Carstens is describing a system where central banks intrude upon the use of their CBDCs, presumably through requiring individuals and businesses to maintain accounts at or under the control of a central bank, or by central banks having access to individual wallets. Absolute control determining their use is a dystopian vision of the future of currencies.

It seems unlikely that the fullest ambitions for CBDCs revealed by Carstens will find support from commercial bankers, because it treads on their toes. This is important in the US’s political context because commercial banks bankroll congressmen and senators. One can envisage commercial banks supporting a CBDC as proposed by the Bank of England, because it is clearly a supplement to bank notes and not commercial bank credit. However, it is difficult to see how a CBDC-lite model will find much public favour, because current payment systems are so efficient that they are unlikely to be bettered by a CBDC.

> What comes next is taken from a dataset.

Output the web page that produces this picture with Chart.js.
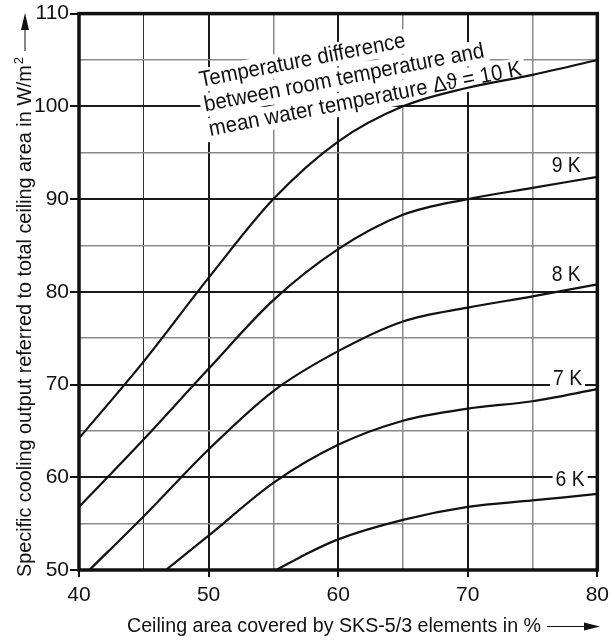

There is a risk that tinkering with a fiat monetary system by adopting CBDCs will end up eroding confidence in fiat currencies generally. This outcome may seem unlikely to the planners, but if the Russian Chinese partnership does move towards gold-backed trade settlements, for fiat currencies the retention of public confidence  in them should be their highest priority. 

In any event, even without the Asian hegemons backing a new trade currency with gold, the western alliance’s fiat currencies face enormous challenges. The days when interest rates could be contained at, below, or marginally above the zero bound are over. Entire banking systems from central banks downwards are threatened with liquidity issues which can only be defrayed by yet more credit expansion, which ends up making things even worse.

The whole CBDC story is a red herring. The plan outlined above for a new Asian trade settlement currency does not require a CBDC. It can be progressed within current banking systems. And as for the time taken to implement CBDCs in the western alliance’s fiat currencies, it is highly likely that they will have collapsed into worthlessness long before CBDCs can be adopted.